Les cercles et associations s’intéressant à la cybersécurité connaissent également une progression rapide et des commissions « cybersécurité » se relancent ou font leur apparition dans des cercles d’influence qui en étaient alors dépourvus (Syntec, Cigref, Medef…).
Compétences et pilotage : les clés pour réussir les grands programmes cybersécurité
Mais au-delà de cette succession d’évènements à prendre en compte, la situation actuelle pose des défis nouveaux en matière de professionnalisation et de gestion des compétences qui devront être au cœur des actions en 2016.
En particulier, le retour d’expérience du déroulement des grands programmes met en lumière deux limites.
La première, c’est la difficulté à disposer des compétences nécessaires pour mener à bien ces programmes. Que cela soit dans les entreprises ou au niveau des fournisseurs conseil ou intégration, les profils ne sont pas aujourd’hui assez nombreux. D’importants efforts de reconversion ou de recrutement sont en cours (par exemple chez Solucom nous avons recruté plus de 90 personnes cette année dans le domaine de la cybersécurité). Mais ceux-ci ne donneront tous leurs fruits que dans quelques années.

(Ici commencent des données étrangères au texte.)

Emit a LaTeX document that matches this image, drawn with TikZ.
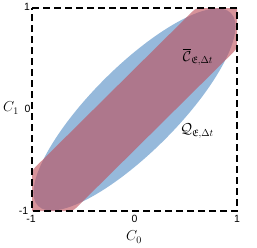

La deuxième c’est la difficulté à faire aboutir ces programmes d’ampleur. D’un côté les acteurs historiques de la cybersécurité sont peu habitués à gérer autant de projets (parfois quasiment une centaine) et de budget (plusieurs dizaines de millions d’euros), dans des délais aussi courts. De l’autre côté, ces chantiers impactent de manière transversale l’entreprise, et en particulier les équipes en charge du SI. Ces dernières, qui sont plutôt en phase de réduction des coûts, comprennent peu l’engagement de moyens sur la cybersécurité, voire n’ont pas la capacité à réaliser les actions demandées. D’autant plus qu’il s’agit souvent d’actions « de fond » telles que la cartographie du SI ou encore une gestion rapide et efficace des changements et des incidents, sujets déjà complexes et en souffrance depuis des années. Sans oublier que le système d’information est de plus en plus diffus, en particulier via le Cloud, et il est toujours aussi difficile de savoir où sont et où vont les données alors qu’elles constituent pourtant – encore plus aujourd’hui qu’hier – une grande partie du patrimoine de l’entreprise.
Ce constat nécessite de renforcer la filière cybersécurité, en particulier de lui adjoindre des ressources, pas forcément expertes en sécurité, mais en mesure de porter des grands programmes.

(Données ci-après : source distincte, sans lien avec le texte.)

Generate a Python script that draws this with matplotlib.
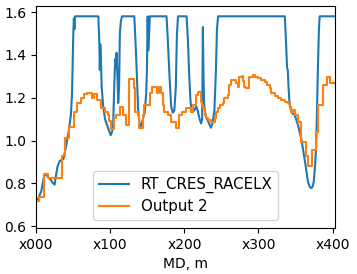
import matplotlib
matplotlib.use('Agg')
import matplotlib.pyplot as plt

# RT_CRES_RACELX
md_rt = [0, 3, 7, 10, 12, 15, 19, 22, 25, 27, 29, 32, 35, 37, 40, 44, 47, 48.5, 49.5, 50.3,
	51, 51.8, 52.5, 84, 85.3, 86, 86.6, 87.3, 88.5, 90.4, 93, 96, 98, 100.5, 102.5, 104,
	105.5, 106.8, 107.7, 108.6, 109.8, 110.8, 112, 113, 114.5, 116, 132.5, 134, 135.8,
	137.6, 139.9, 142, 144, 146.5, 148.5, 149.5, 150.5, 151.3, 152.5, 153.5, 176, 177.7,
	180, 182.2, 184.4, 186.5, 188.5, 190, 191.5, 203, 204.8, 206.5, 208, 209.5, 212, 214,
	216, 218, 220.6, 222.6, 224, 225, 225.8, 226.8, 229, 232, 235.7, 238, 240.5, 242.5,
	244, 245.5, 335.5, 337.3, 338.5, 339.5, 340.5, 342, 344.3, 346.5, 348.7, 351, 353.2,
	355.5, 357.6, 360, 362, 364.5, 366.6, 369, 371, 373, 374.6, 376.4, 377.7, 378.8, 380,
	381.5, 382.5, 403]
val_rt = [0.716, 0.73, 0.763, 0.82, 0.845, 0.835, 0.82, 0.805, 0.794, 0.84, 0.88, 0.905,
	0.91, 0.915, 0.965, 1.042, 1.12, 1.22, 1.38, 1.51, 1.57, 1.52, 1.58, 1.58, 1.46, 1.33,
	1.45, 1.40, 1.25, 1.166, 1.10, 1.07, 1.05, 1.025, 1.04, 1.08, 1.26, 1.38, 1.34, 1.41,
	1.30, 1.175, 1.25, 1.50, 1.56, 1.58, 1.58, 1.47, 1.32, 1.15, 1.065, 1.07, 1.10, 1.13,
	1.22, 1.32, 1.58, 1.42, 1.50, 1.58, 1.58, 1.47, 1.30, 1.16, 1.13, 1.14, 1.25, 1.50,
	1.58, 1.58, 1.47, 1.31, 1.20, 1.14, 1.135, 1.145, 1.16, 1.14, 1.10, 1.08, 1.10, 1.53,
	1.30, 1.16, 1.11, 1.09, 1.06, 1.08, 1.14, 1.32, 1.52, 1.58, 1.58, 1.445, 1.34, 1.33,
	1.25, 1.166, 1.135, 1.125, 1.12, 1.097, 1.073, 1.04, 1.011, 0.96, 0.918, 0.86, 0.81,
	0.785, 0.778, 0.785, 0.81, 0.887, 0.965, 1.12, 1.32, 1.52, 1.58, 1.58]

# Output 2 (step values)
md_out = [0, 3.4, 10.5, 16.7, 34.6, 39, 44.8, 50.6, 55.1, 60, 64.5, 69, 75.5, 78.5, 82,
	87.5, 93, 96.5, 98.5, 100.8, 105, 108.2, 113.5, 117, 121.6, 125.2, 132.7, 134, 137.2,
	139.4, 143.9, 146.1, 154.1, 156.4, 163.1, 165.3, 168.4, 170.6, 172.9, 177.3, 181.8,
	188.5, 193, 197.4, 202.8, 209.5, 211.7, 216.2, 218.4, 222, 223.8, 225.1, 227.3, 229.5,
	231.8, 236.2, 240.7, 243, 245.2, 248.7, 251.9, 254.1, 258.5, 260.8, 263, 269.7, 272,
	274.2, 277.3, 278.6, 280.8, 283, 286.6, 292, 295.1, 298.8, 303.2, 308.6, 310.8, 315.3,
	317.5, 322, 326.4, 330.9, 335.3, 339.8, 342, 343.4, 346.5, 348.7, 353.2, 357.6, 364.3,
	366.6, 372.4, 377.7, 380, 386.6, 392.4, 396.9, 403]
val_out = [0.716, 0.735, 0.844, 0.825, 0.930, 1.011, 1.065, 1.135, 1.174, 1.20, 1.216,
	1.220, 1.197, 1.218, 1.19, 1.15, 1.135, 1.12, 1.09, 1.056, 1.104, 1.120, 1.158, 1.120,
	1.073, 1.287, 1.244, 1.135, 1.120, 1.058, 1.12, 1.166, 1.220, 1.251, 1.220, 1.251,
	1.220, 1.166, 1.135, 1.120, 1.088, 1.058, 1.12, 1.135, 1.150, 1.135, 1.166, 1.213,
	1.225, 1.181, 1.166, 1.150, 1.12, 1.104, 1.096, 1.088, 1.104, 1.135, 1.150, 1.166,
	1.174, 1.197, 1.213, 1.259, 1.282, 1.267, 1.251, 1.298, 1.30, 1.278, 1.251, 1.244,
	1.298, 1.306, 1.298, 1.29, 1.282, 1.275, 1.259, 1.247, 1.22, 1.21, 1.197, 1.189,
	1.181, 1.174, 1.158, 1.135, 1.143, 1.12, 1.088, 0.995, 0.926, 0.879, 0.957, 1.042,
	1.166, 1.259, 1.298, 1.267, 1.267]

tick_pos = [0, 100, 200, 300, 400]
tick_lab = ['x000', 'x100', 'x200', 'x300', 'x400']

fig = plt.figure(figsize=(3.57, 2.74), dpi=100)
ax = fig.add_subplot(111)
fig.subplots_adjust(left=0.101, right=0.938, top=0.978, bottom=0.168)

ax.plot(md_rt, val_rt, color='tab:blue', label='RT_CRES_RACELX')
ax.plot(md_out, val_out, color='tab:orange', drawstyle='steps-post', label='Output 2')

ax.set_xlim(0, 403)
ax.set_ylim(0.592, 1.628)
ax.set_xticks(tick_pos)
ax.set_xticklabels(tick_lab)
ax.set_xlabel('MD, m')
ax.legend(loc='lower center', fontsize=10.8, labelspacing=0.4)

fig.savefig('out.png', dpi=100)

Une priorité : réinventer la filière « cybersécurité »
2016 sera très certainement une année rythmée par des incidents, des cadrages réglementaires, des grands programmes de sécurité et des tests de produits innovants. Mais 2016 devrait aussi être l’année où la filière « cybersécurite » tirera les fruits de la prise de conscience et se réinventera en s’emparant de ces enjeux.

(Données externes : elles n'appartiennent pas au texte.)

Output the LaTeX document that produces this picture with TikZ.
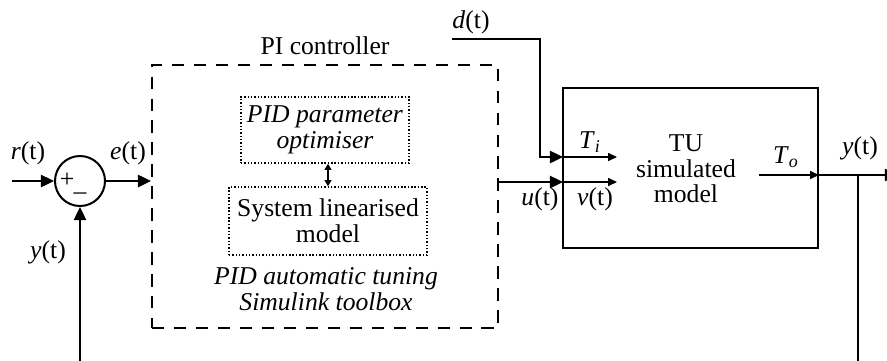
\documentclass[tikz,border=0pt]{standalone}
\usepackage{fontspec}
\setmainfont{Liberation Serif}
\usepackage{tikz}
\usetikzlibrary{arrows.meta,positioning,calc}
\tikzset{
  sigline/.style={draw=black, line width=1.15pt, -{Triangle[length=7.5pt,width=7pt]}},
  plainline/.style={draw=black, line width=1.15pt},
  thinarrow/.style={draw=black, line width=0.75pt, -{Triangle[length=5pt,width=4.5pt]}},
  dblarrow/.style={draw=black, line width=0.75pt, {Triangle[length=3.5pt,width=4pt]}-{Triangle[length=3.5pt,width=4pt]}},
  sumnode/.style={circle, draw=black, line width=1.15pt, minimum size=1.0cm, inner sep=0pt},
  ctrlbox/.style={draw=black, line width=1.15pt, dash pattern=on 7pt off 5.5pt, minimum width=6.92cm, minimum height=5.26cm},
  subbox/.style={draw=black, line width=0.9pt, dash pattern=on 0.8pt off 1.1pt, inner sep=0pt},
  plantbox/.style={draw=black, line width=1.15pt, minimum width=5.1cm, minimum height=3.2cm},
  lab/.style={font=\fontsize{14.6}{14.6}\selectfont, align=center, inner sep=1pt},
}
\newcommand{\sig}[1]{\textit{#1}(t)}

\begin{document}
\begin{tikzpicture}[x=0.02cm, y=-0.02cm]
  \useasboundingbox (0,0) rectangle (887,360);

  \node[sumnode] (sum) at (80,181) {};
  \node[lab] (plus) at (67,180) {+};
  \node[lab] (minus) at (80,196) {–};

  \node[ctrlbox] (pi) at (325,196.5) {};
  \node[lab] (pilab) at (325,46) {PI controller};
  \node[lab, subbox, minimum width=3.36cm, minimum height=1.32cm] (opt) at (325,130) {\textit{PID parameter}\\\textit{optimiser}};
  \node[lab, subbox, minimum width=3.96cm, minimum height=1.36cm] (lin) at (328,221) {System linearised\\model};
  \draw[dblarrow] (lin.north |- opt.south) -- (lin.north);
  \node[lab] (tune) at (326,289) {\textit{PID automatic tuning}\\\textit{Simulink toolbox}};

  \node[plantbox] (tu) at (690.5,168) {};
  \node[lab] (tutext) at (686,169) {TU\\simulated\\model};

  \coordinate (rin) at (12,181);
  \draw[sigline] (rin) -- (sum);
  \node[lab] (rlab) at (28,153) {\sig{r}};
  \draw[sigline] (sum) -- (sum -| pi.west);
  \node[lab] (elab) at (128,153) {\sig{e}};
  \coordinate (fbl) at (80,380);
  \draw[sigline] (fbl) -- (sum.south);
  \node[lab] (ylab) at (48,252) {\sig{y}};

  \coordinate (dstart) at (452,39);
  \coordinate (dbend) at (540,157);
  \coordinate (tiin) at (563,157);
  \draw[sigline] (dstart) -| (dbend) -- (tiin);
  \node[lab] (dlab) at (471,22) {\sig{d}};
  \coordinate (uin) at (563,182);
  \draw[sigline] (pi.east |- uin) -- (uin);
  \node[lab] (ulab) at (540,199) {\sig{u}};

  \coordinate (tiout) at (617,157);
  \draw[thinarrow] (tiin) -- (tiout);
  \node[lab] (tilab) at (590,142) {\textit{T}\textsubscript{\textit{i}}};
  \coordinate (vout) at (617,182);
  \draw[thinarrow] (uin) -- (vout);
  \node[lab] (vlab) at (595,199) {\sig{v}};
  \coordinate (toin) at (759,175);
  \draw[thinarrow] (toin) -- (toin -| tu.east);
  \node[lab] (tolab) at (786,157) {\textit{T}\textsubscript{\textit{o}}};

  \coordinate (yout) at (898,175);
  \draw[sigline] (toin -| tu.east) -- (yout);
  \coordinate (branch) at (858,175);
  \coordinate (fbr) at (858,380);
  \draw[plainline] (branch) -- (fbr);
  \node[lab] (ylab2) at (860,148) {\sig{y}};
\end{tikzpicture}
\end{document}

Comme souvent dans notre secteur, les banques montrent le chemin. Elles ont lancé cette année plusieurs projets de réorganisation de leur filière pour l’adapter aux nouveaux enjeux. Ce mouvement doit se décliner dans les autres secteurs d’activité et entraîner la mise en place d’une organisation équilibrée, répartie dans et hors de la DSI. Cette nouvelle organisation devra être à même de porter des grands programmes et de s’emparer des enjeux métiers, tout en développant son expertise et en assurant au quotidien le maintien en condition de sécurité du système d’information.
Ce qui pouvait paraître impossible précédemment l’est de moins en moins avec le support évident aujourd’hui des directions générales. Mais ces dernières attendent des résultats visibles et rapides.